La Corte di Cassazione, con la sentenza n. 12283/2025, ha ribadito un principio fondamentale del diritto penale: l’imputabilità di un soggetto è esclusa quando manca la capacità di intendere e volere, anche se solo una delle due capacità è compromessa. In questo caso, la Corte ha annullato la condanna di un imputato accusato di molestie, sottolineando che è necessario un accertamento completo della sua capacità di volere, pur essendo già stata riconosciuta quella di intendere.
L’imputato, infatti, era stato sottoposto a perizia da parte dell’ausiliario del giudice, la quale aveva evidenziato una malattia mentale di tipo paranoide che comprometteva la capacità dell’uomo di resistere agli impulsi. Nonostante ciò, il giudice d’appello aveva confermato la condanna, ritenendo il vizio di mente solo parziale, anche in virtù della sua resistenza a sottoporsi alle cure psichiatriche necessarie.

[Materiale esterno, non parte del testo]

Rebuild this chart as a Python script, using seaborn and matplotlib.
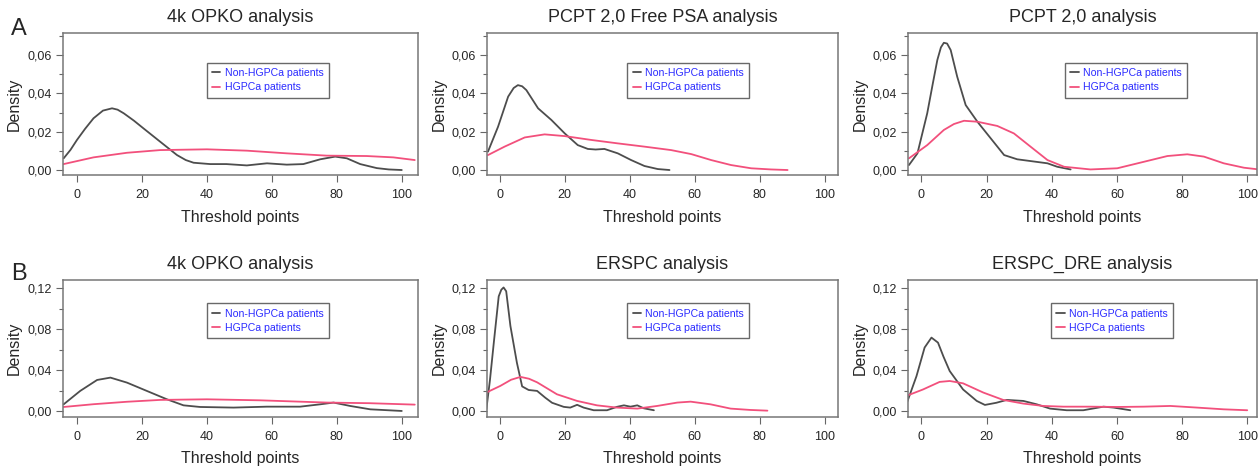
import matplotlib
matplotlib.use('Agg')
import matplotlib.pyplot as plt
import matplotlib.ticker as mticker
import numpy as np
import pandas as pd
import seaborn as sns

# values (threshold points vs density)
opko_non_x = [-4.1, -2, 0, 2.5, 5.1, 8, 10.8, 12.5, 14.4, 17.5, 20.5, 25.6, 30.8, 33.5, 35.9, 41, 46, 52.3, 58.5, 64.6, 69.7, 74.9, 79.5, 83.1, 87.2, 92.3, 96, 100]
opko_non_y = [0.0061, 0.0105, 0.0157, 0.0215, 0.027, 0.031, 0.0322, 0.0315, 0.0296, 0.0258, 0.0217, 0.0148, 0.0078, 0.0052, 0.0038, 0.0031, 0.0031, 0.0024, 0.0035, 0.0028, 0.0031, 0.0056, 0.0070, 0.0061, 0.0031, 0.0010, 0.0003, 0.0]
opko_hg_x = [-4.1, 5.1, 15.4, 25.6, 40, 52.3, 64.6, 76.9, 89.2, 97.4, 104]
opko_hg_y = [0.0031, 0.0066, 0.0090, 0.0104, 0.0108, 0.0101, 0.0087, 0.0075, 0.0073, 0.0066, 0.0052]

free_non_x = [-3.6, -0.5, 2.6, 4.3, 5.6, 6.9, 8.2, 11.8, 15.9, 20, 24, 27.1, 29.5, 32.2, 36.3, 40.4, 44.5, 48.6, 52.2]
free_non_y = [0.0096, 0.0226, 0.0383, 0.0428, 0.0443, 0.0437, 0.0417, 0.0322, 0.0261, 0.0191, 0.0130, 0.0110, 0.0107, 0.0110, 0.0087, 0.0052, 0.0021, 0.0005, 0.0]
free_hg_x = [-3.6, 1.5, 7.7, 13.8, 20, 28.1, 36.3, 44.5, 52.7, 58.9, 65, 71.1, 77.3, 83.4, 88.5]
free_hg_y = [0.0078, 0.0122, 0.0170, 0.0186, 0.0177, 0.0157, 0.0139, 0.0122, 0.0104, 0.0083, 0.0052, 0.0026, 0.0009, 0.0003, 0.0]

pcpt_non_x = [-3.8, -1.2, 1.8, 3.5, 4.9, 6.0, 6.9, 7.9, 9, 11, 13.6, 17.2, 21.3, 25.4, 29.4, 35.6, 38.7, 41.7, 45.8]
pcpt_non_y = [0.0026, 0.0087, 0.0296, 0.0450, 0.0574, 0.0640, 0.0664, 0.0660, 0.0626, 0.0487, 0.0339, 0.0252, 0.0165, 0.0078, 0.0056, 0.0042, 0.0035, 0.0017, 0.0003]
pcpt_hg_x = [-3.8, 1.8, 6.9, 10, 13.1, 17.2, 23.3, 28.4, 33.5, 38.7, 43.8, 51.9, 60.1, 68.3, 75.5, 81.6, 86.7, 92.8, 99, 103.6]
pcpt_hg_y = [0.0061, 0.0130, 0.0209, 0.0240, 0.0257, 0.0252, 0.0230, 0.0191, 0.0122, 0.0052, 0.0017, 0.0003, 0.0009, 0.0043, 0.0073, 0.0082, 0.0070, 0.0035, 0.0012, 0.0003]

opko2_non_x = [-4.1, 1, 6.2, 10.3, 15.4, 21.5, 27.7, 32.8, 37.9, 48.2, 58.5, 68.7, 74.9, 79, 84.1, 90.3, 100]
opko2_non_y = [0.0065, 0.0196, 0.0303, 0.0326, 0.0277, 0.0196, 0.0114, 0.0055, 0.0039, 0.0033, 0.0042, 0.0042, 0.0065, 0.0082, 0.0049, 0.0016, 0.0]
opko2_hg_x = [-4.1, 5.1, 15.4, 25.6, 40, 56.4, 77, 90, 104]
opko2_hg_y = [0.0039, 0.0066, 0.0090, 0.0108, 0.0114, 0.0104, 0.0082, 0.0076, 0.0062]

erspc_non_x = [-4.1, -3.0, -1.8, -0.3, 0.5, 1.2, 2.0, 3.3, 5.3, 6.9, 8.9, 11.5, 14, 16.1, 19.7, 21.7, 23.8, 25.8, 28.9, 33, 36, 38.2, 40.2, 42.3, 44.3, 47.4]
erspc_non_y = [0.0016, 0.030, 0.067, 0.112, 0.1185, 0.1207, 0.1170, 0.083, 0.047, 0.024, 0.0205, 0.0196, 0.013, 0.008, 0.004, 0.0033, 0.006, 0.0033, 0.0007, 0.0007, 0.004, 0.0055, 0.0042, 0.0055, 0.0026, 0.0007]
erspc_hg_x = [-4.1, 0.2, 3.5, 6.4, 9, 11.5, 17.6, 23.8, 29.9, 36, 42.3, 48.4, 54.6, 58.7, 64.8, 71, 77, 82.3]
erspc_hg_y = [0.018, 0.0245, 0.0305, 0.0333, 0.0315, 0.028, 0.0163, 0.0098, 0.0055, 0.0033, 0.0023, 0.0049, 0.0082, 0.0091, 0.0065, 0.0023, 0.0010, 0.0003]

dre_non_x = [-4.6, -1.5, 1.0, 3.1, 5.1, 6.8, 8.7, 12.8, 17, 19.5, 23, 26.2, 31.3, 35.4, 39.5, 44.6, 49.7, 55.9, 59, 64.1]
dre_non_y = [0.0065, 0.034, 0.062, 0.0717, 0.0668, 0.053, 0.039, 0.021, 0.0098, 0.0059, 0.008, 0.0108, 0.0098, 0.0065, 0.0023, 0.0007, 0.0007, 0.0042, 0.0033, 0.0007]
dre_hg_x = [-4.6, 0.5, 5.6, 8.7, 12.8, 19, 25.1, 31.3, 37.4, 43.6, 51.8, 60, 68.2, 76.4, 84.6, 92.8, 100]
dre_hg_y = [0.0147, 0.021, 0.0284, 0.0293, 0.027, 0.018, 0.0108, 0.0072, 0.0049, 0.0042, 0.0042, 0.0039, 0.0042, 0.0049, 0.0033, 0.0016, 0.0007]

titles = ['4k OPKO analysis', 'PCPT 2,0 Free PSA analysis', 'PCPT 2,0 analysis',
          '4k OPKO analysis', 'ERSPC analysis', 'ERSPC_DRE analysis']
series = [(opko_non_x, opko_non_y, opko_hg_x, opko_hg_y),
          (free_non_x, free_non_y, free_hg_x, free_hg_y),
          (pcpt_non_x, pcpt_non_y, pcpt_hg_x, pcpt_hg_y),
          (opko2_non_x, opko2_non_y, opko2_hg_x, opko2_hg_y),
          (erspc_non_x, erspc_non_y, erspc_hg_x, erspc_hg_y),
          (dre_non_x, dre_non_y, dre_hg_x, dre_hg_y)]

gray_col = '#4d4d4d'
pink_col = '#f2507c'

sns.set_style('ticks')
plt.rcParams['font.family'] = ['Liberation Sans', 'DejaVu Sans']

fig = plt.figure(figsize=(12.6, 4.71), dpi=100)

col_left = [63, 487, 908]
col_width = [355, 351, 349]
col_xlim = [(-4.3, 105), (-3.9, 104), (-4.1, 103)]
row_bottom = [1 - 175 / 471, 1 - 417 / 471]
row_height = [142 / 471, 137 / 471]
row_ylim = [(-0.0026, 0.0715), (-0.0059, 0.128)]
legend_x = [0.405, 0.40, 0.45, 0.405, 0.40, 0.41]
legend_y = [0.79, 0.79, 0.79, 0.83, 0.83, 0.83]

for i, (title, (nx, ny, hx, hy)) in enumerate(zip(titles, series)):
    row, col = divmod(i, 3)
    ax = fig.add_axes([col_left[col] / 1260, row_bottom[row], col_width[col] / 1260, row_height[row]])
    sns.lineplot(x=nx, y=ny, ax=ax, color=gray_col, lw=1.3, label='Non-HGPCa patients')
    sns.lineplot(x=hx, y=hy, ax=ax, color=pink_col, lw=1.3, label='HGPCa patients')
    ax.set_xlim(*col_xlim[col])
    ax.set_ylim(*row_ylim[row])
    ax.xaxis.set_major_locator(mticker.MultipleLocator(20))
    if row == 0:
        ax.yaxis.set_major_locator(mticker.MultipleLocator(0.02))
        ax.yaxis.set_minor_locator(mticker.MultipleLocator(0.01))
    else:
        ax.yaxis.set_major_locator(mticker.MultipleLocator(0.04))
        ax.yaxis.set_minor_locator(mticker.MultipleLocator(0.02))
    ax.yaxis.set_major_formatter(mticker.FuncFormatter(lambda v, p: f'{v:.2f}'.replace('.', ',')))
    ax.tick_params(axis='both', which='major', length=5, width=0.8, color='#666666', labelsize=9, pad=3)
    ax.tick_params(axis='x', which='major', pad=5)
    ax.tick_params(axis='y', which='minor', length=3, width=0.8, color='#666666')
    for s in ax.spines.values():
        s.set_color('#777777')
        s.set_linewidth(1.1)
    ax.set_title(title, fontsize=13, pad=8)
    ax.set_xlabel('Threshold points', fontsize=11.5)
    ax.set_ylabel('Density', fontsize=11.5)
    ax.xaxis.set_label_coords(0.5, -0.25)
    ax.yaxis.set_label_coords(-0.115, 0.5)
    leg = ax.legend(loc='upper left', bbox_to_anchor=(legend_x[i], legend_y[i]), borderaxespad=0,
                    fontsize=7.6, labelcolor='#2b2bff', frameon=True, fancybox=False,
                    edgecolor='#444444', handlelength=0.8, handletextpad=0.4,
                    labelspacing=0.4, borderpad=0.5)
    leg.get_frame().set_linewidth(1.0)

fig.text(11 / 1260, 1 - 35 / 471, 'A', fontsize=17, va='baseline', ha='left')
fig.text(11 / 1260, 1 - 280 / 471, 'B', fontsize=17, va='baseline', ha='left')

fig.savefig('out.png', dpi=100)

La Cassazione ha però contestato questa conclusione, rilevando un errore nei ragionamenti dei giudici di merito. Secondo la Corte, il fatto che l’imputato si fosse sottratto alle terapie non poteva giustificare la considerazione di un vizio di mente parziale. Infatti, la perizia aveva chiarito che il disturbo psichiatrico impediva al soggetto di prendere consapevolezza della sua malattia, il che rendeva inutile l’eventuale trattamento terapeutico.
Il vizio di mente, ha affermato la Cassazione, è da considerarsi totale quando una delle due capacità fondamentali (intendere o volere) manca completamente. In tal caso, non è possibile applicare una condanna, poiché il presupposto per l’imputabilità è venuto meno. Questo principio ribadisce che, per escludere l’imputabilità, è sufficiente la mancanza anche di una sola delle due capacità, senza dover considerare fattori esterni come il rifiuto delle cure.